Given material:
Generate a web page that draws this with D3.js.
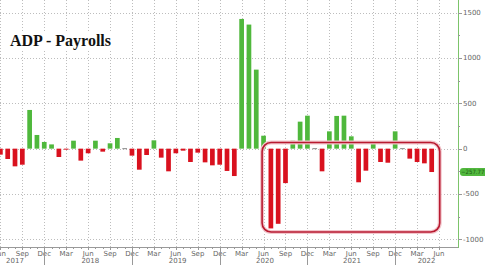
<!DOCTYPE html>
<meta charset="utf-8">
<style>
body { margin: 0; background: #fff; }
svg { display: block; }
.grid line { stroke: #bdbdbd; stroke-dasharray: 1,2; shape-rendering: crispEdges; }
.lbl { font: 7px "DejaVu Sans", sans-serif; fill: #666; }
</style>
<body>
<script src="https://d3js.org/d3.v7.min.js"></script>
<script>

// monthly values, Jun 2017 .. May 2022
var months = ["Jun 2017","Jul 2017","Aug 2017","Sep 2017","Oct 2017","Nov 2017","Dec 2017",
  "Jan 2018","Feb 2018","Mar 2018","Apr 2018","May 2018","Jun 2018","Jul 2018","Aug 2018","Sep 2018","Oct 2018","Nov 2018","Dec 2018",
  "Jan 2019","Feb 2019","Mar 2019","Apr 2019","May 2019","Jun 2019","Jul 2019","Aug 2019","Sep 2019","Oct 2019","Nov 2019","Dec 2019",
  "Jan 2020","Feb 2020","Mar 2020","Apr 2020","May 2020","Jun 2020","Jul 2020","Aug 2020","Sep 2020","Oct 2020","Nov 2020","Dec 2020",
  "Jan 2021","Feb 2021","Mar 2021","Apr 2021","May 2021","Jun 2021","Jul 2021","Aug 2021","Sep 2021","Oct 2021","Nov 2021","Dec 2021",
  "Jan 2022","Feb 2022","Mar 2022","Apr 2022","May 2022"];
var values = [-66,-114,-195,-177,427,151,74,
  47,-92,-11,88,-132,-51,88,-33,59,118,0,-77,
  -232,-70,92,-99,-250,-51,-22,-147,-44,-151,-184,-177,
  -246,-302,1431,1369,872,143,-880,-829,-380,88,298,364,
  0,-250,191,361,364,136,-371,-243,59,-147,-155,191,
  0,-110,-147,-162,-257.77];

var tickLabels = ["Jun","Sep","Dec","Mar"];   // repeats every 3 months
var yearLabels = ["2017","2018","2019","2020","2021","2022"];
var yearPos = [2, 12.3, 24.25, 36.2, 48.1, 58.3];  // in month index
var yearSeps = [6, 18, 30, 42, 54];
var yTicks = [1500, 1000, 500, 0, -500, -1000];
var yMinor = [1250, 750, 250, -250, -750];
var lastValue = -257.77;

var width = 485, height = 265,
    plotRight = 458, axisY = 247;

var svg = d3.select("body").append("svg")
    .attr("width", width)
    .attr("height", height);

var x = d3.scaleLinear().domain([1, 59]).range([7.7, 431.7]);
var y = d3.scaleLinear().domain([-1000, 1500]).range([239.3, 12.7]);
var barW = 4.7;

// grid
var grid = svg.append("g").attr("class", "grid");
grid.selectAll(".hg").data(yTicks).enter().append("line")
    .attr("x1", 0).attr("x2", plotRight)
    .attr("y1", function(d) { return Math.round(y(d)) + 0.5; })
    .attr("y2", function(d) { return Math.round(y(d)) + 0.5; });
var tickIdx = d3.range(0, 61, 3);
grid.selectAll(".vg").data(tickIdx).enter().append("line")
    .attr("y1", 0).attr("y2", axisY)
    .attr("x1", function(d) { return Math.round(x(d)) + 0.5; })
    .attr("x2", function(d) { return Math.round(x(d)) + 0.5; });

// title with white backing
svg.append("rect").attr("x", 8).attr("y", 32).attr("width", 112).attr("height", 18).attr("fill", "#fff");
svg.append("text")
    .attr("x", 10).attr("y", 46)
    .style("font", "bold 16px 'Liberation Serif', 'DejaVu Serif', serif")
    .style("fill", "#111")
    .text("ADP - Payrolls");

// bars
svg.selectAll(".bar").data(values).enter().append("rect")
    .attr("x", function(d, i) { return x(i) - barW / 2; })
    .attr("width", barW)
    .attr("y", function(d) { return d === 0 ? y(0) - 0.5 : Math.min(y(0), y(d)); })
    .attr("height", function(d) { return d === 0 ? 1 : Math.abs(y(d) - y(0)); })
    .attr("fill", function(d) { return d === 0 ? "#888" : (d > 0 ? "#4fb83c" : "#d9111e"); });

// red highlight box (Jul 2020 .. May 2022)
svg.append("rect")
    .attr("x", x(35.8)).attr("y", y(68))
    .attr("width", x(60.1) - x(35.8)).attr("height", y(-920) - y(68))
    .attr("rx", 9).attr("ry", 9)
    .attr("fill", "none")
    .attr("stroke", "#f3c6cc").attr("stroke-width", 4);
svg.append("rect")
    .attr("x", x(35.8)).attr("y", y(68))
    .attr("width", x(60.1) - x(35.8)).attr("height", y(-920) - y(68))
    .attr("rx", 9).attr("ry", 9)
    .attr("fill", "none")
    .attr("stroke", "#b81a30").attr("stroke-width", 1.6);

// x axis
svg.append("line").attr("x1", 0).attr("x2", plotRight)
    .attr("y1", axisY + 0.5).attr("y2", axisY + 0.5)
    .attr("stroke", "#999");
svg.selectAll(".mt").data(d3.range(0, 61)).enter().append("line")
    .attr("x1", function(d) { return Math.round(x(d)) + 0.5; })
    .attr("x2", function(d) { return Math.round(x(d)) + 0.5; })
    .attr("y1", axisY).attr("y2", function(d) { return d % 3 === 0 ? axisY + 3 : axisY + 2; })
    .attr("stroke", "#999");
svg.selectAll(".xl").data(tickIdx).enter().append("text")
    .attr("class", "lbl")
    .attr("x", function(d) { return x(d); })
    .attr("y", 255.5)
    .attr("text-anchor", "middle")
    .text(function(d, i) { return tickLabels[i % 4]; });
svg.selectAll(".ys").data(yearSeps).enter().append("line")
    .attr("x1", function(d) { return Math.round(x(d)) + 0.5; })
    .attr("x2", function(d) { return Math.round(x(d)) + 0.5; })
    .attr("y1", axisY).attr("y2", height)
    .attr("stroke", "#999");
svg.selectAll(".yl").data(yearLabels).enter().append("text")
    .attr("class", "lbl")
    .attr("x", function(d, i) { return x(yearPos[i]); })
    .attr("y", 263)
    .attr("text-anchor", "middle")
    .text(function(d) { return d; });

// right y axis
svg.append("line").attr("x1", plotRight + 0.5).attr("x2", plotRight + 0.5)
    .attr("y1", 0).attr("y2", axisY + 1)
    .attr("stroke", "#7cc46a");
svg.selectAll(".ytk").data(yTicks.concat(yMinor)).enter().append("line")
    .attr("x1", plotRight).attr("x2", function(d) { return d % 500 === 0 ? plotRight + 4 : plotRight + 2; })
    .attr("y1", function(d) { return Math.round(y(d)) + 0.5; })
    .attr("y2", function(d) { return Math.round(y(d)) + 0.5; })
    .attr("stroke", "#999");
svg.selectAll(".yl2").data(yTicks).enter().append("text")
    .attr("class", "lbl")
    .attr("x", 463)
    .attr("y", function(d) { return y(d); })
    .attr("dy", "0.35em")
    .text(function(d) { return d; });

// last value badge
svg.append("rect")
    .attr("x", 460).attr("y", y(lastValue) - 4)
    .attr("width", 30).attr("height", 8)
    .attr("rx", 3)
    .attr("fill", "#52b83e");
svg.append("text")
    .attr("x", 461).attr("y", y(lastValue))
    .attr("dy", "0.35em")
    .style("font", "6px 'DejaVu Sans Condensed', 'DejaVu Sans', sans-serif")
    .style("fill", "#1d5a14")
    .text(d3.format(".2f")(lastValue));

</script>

Instructions for the task:
Pictures excluded, repeat exactly the lines from the top of the material through the line with "0,-110,-147,-162,-257.77];", including both of those lines.

Exercise answer:
Generate a web page that draws this with D3.js.
<!DOCTYPE html>
<meta charset="utf-8">
<style>
body { margin: 0; background: #fff; }
svg { display: block; }
.grid line { stroke: #bdbdbd; stroke-dasharray: 1,2; shape-rendering: crispEdges; }
.lbl { font: 7px "DejaVu Sans", sans-serif; fill: #666; }
</style>
<body>
<script src="https://d3js.org/d3.v7.min.js"></script>
<script>

// monthly values, Jun 2017 .. May 2022
var months = ["Jun 2017","Jul 2017","Aug 2017","Sep 2017","Oct 2017","Nov 2017","Dec 2017",
  "Jan 2018","Feb 2018","Mar 2018","Apr 2018","May 2018","Jun 2018","Jul 2018","Aug 2018","Sep 2018","Oct 2018","Nov 2018","Dec 2018",
  "Jan 2019","Feb 2019","Mar 2019","Apr 2019","May 2019","Jun 2019","Jul 2019","Aug 2019","Sep 2019","Oct 2019","Nov 2019","Dec 2019",
  "Jan 2020","Feb 2020","Mar 2020","Apr 2020","May 2020","Jun 2020","Jul 2020","Aug 2020","Sep 2020","Oct 2020","Nov 2020","Dec 2020",
  "Jan 2021","Feb 2021","Mar 2021","Apr 2021","May 2021","Jun 2021","Jul 2021","Aug 2021","Sep 2021","Oct 2021","Nov 2021","Dec 2021",
  "Jan 2022","Feb 2022","Mar 2022","Apr 2022","May 2022"];
var values = [-66,-114,-195,-177,427,151,74,
  47,-92,-11,88,-132,-51,88,-33,59,118,0,-77,
  -232,-70,92,-99,-250,-51,-22,-147,-44,-151,-184,-177,
  -246,-302,1431,1369,872,143,-880,-829,-380,88,298,364,
  0,-250,191,361,364,136,-371,-243,59,-147,-155,191,
  0,-110,-147,-162,-257.77];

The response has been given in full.